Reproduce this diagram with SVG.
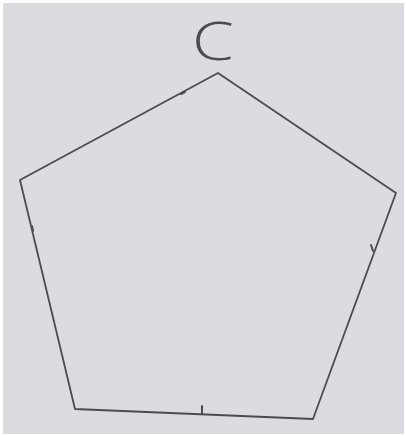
<svg xmlns="http://www.w3.org/2000/svg" width="406" height="436" viewBox="0 0 406 436">
  <style>
    .edge { fill: none; stroke: #4e4a54; stroke-width: 1.8; stroke-linecap: round; stroke-linejoin: round; }
    .tick { fill: none; stroke: #4e4a54; stroke-width: 2; stroke-linecap: round; }
    .label { font-family: "Open Sans", "Liberation Sans", sans-serif; font-weight: 300; font-size: 54px; fill: #4e4a54; }
  </style>
  <rect x="0" y="0" width="406" height="436" fill="#ffffff"/>
  <rect x="3" y="3" width="401" height="431" fill="#dddbe0"/>
  <g id="connectors">
    <path class="edge" d="M218,73 L20,180 L75,409 L313,419 L396,193 Z"/>
    <path class="tick" d="M181,94 L185,92"/>
    <path class="tick" d="M32,226 L33,231"/>
    <path class="tick" d="M371,245 L373,251"/>
    <path class="tick" d="M202,406 L202,414"/>
  </g>
  <g id="label-C">
    <text class="label" text-anchor="middle" transform="translate(213,60) scale(1.25,1)">C</text>
  </g>
</svg>
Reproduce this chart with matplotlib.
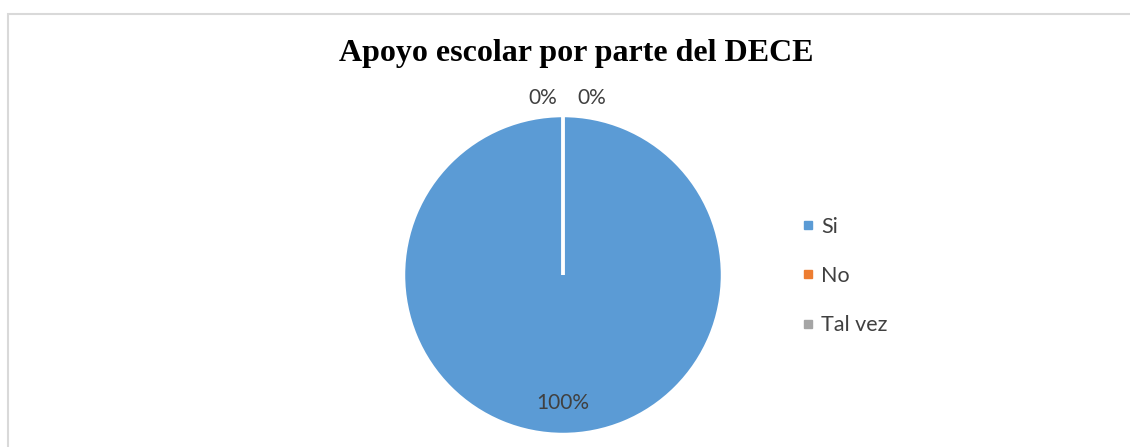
import matplotlib.pyplot as plt
from matplotlib.lines import Line2D
from matplotlib.patches import Rectangle

# datos
categorias = ['Si', 'No', 'Tal vez']
valores = [100, 0, 0]
colores = ['#5B9BD5', '#ED7D31', '#A5A5A5']
titulo = 'Apoyo escolar por parte del DECE'

W, H = 1130, 447
fig = plt.figure(figsize=(W/100, H/100), dpi=100)

# borde del area del grafico
fig.patches.append(Rectangle((8/W, -0.1), 1.2, (H-14)/H+0.1, transform=fig.transFigure,
                             fill=False, edgecolor='#d9d9d9', linewidth=1.5))

# pie centrado en (563, 275) px, radio ~159 px
cx, cy, r = 563, 275, 159.5
ax = fig.add_axes([(cx-r)/W, (H-cy-r)/H, 2*r/W, 2*r/H])
wedges, textos, pcts = ax.pie(valores, colors=colores, startangle=90, counterclock=False,
                              autopct='%1.0f%%', pctdistance=0.8,
                              wedgeprops=dict(edgecolor='white', linewidth=2.5),
                              textprops=dict(family='Lato', fontsize=15, color='#404040'))
ax.set_xlim(-1, 1)
ax.set_ylim(-1, 1)
ax.set_aspect('equal')

# etiquetas de los 0% fuera del pie, arriba
offs = [-0.13, 0.18]
k = 0
for v, t in zip(valores, pcts):
    if v == 0:
        t.set_position((offs[k], 1.11))
        k += 1

fig.text(576/W, (H-54)/H, titulo, ha='center', va='center',
         family='Liberation Serif', fontweight='bold', fontsize=23)

handles = [Line2D([], [], marker='s', linestyle='none', markersize=6,
                  markerfacecolor=c, markeredgecolor=c) for c in colores]
fig.legend(handles, categorias, loc='center left', bbox_to_anchor=(790/W, (H-276)/H),
           frameon=False, prop=dict(family='Lato', size=15.5), labelcolor='#404040',
           handlelength=0.7, handletextpad=0.25, labelspacing=1.35, borderpad=0)

fig.savefig('out.png', dpi=100)
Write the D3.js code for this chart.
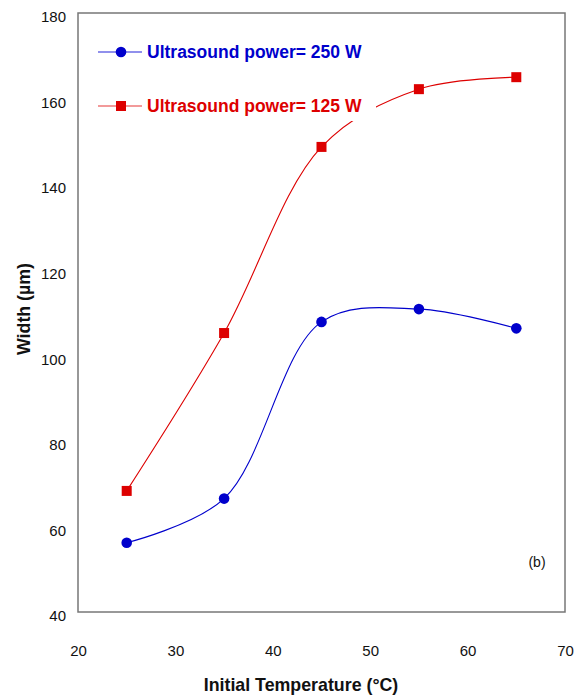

[Problem statement]: Everything from the top line of the data down to and including the line with "titulo = 'Apoyo escolar por parte del DECE'" is to be copied, except the pictures.

[Response]:
Reproduce this diagram with SVG.
<svg xmlns="http://www.w3.org/2000/svg" width="406" height="436" viewBox="0 0 406 436">
  <style>
    .edge { fill: none; stroke: #4e4a54; stroke-width: 1.8; stroke-linecap: round; stroke-linejoin: round; }
    .tick { fill: none; stroke: #4e4a54; stroke-width: 2; stroke-linecap: round; }
    .label { font-family: "Open Sans", "Liberation Sans", sans-serif; font-weight: 300; font-size: 54px; fill: #4e4a54; }
  </style>
  <rect x="0" y="0" width="406" height="436" fill="#ffffff"/>
  <rect x="3" y="3" width="401" height="431" fill="#dddbe0"/>
  <g id="connectors">
    <path class="edge" d="M218,73 L20,180 L75,409 L313,419 L396,193 Z"/>
    <path class="tick" d="M181,94 L185,92"/>
    <path class="tick" d="M32,226 L33,231"/>
    <path class="tick" d="M371,245 L373,251"/>
    <path class="tick" d="M202,406 L202,414"/>
  </g>
  <g id="label-C">
    <text class="label" text-anchor="middle" transform="translate(213,60) scale(1.25,1)">C</text>
  </g>
</svg>
Reproduce this chart with matplotlib.
import matplotlib.pyplot as plt
from matplotlib.lines import Line2D
from matplotlib.patches import Rectangle

# datos
categorias = ['Si', 'No', 'Tal vez']
valores = [100, 0, 0]
colores = ['#5B9BD5', '#ED7D31', '#A5A5A5']
titulo = 'Apoyo escolar por parte del DECE'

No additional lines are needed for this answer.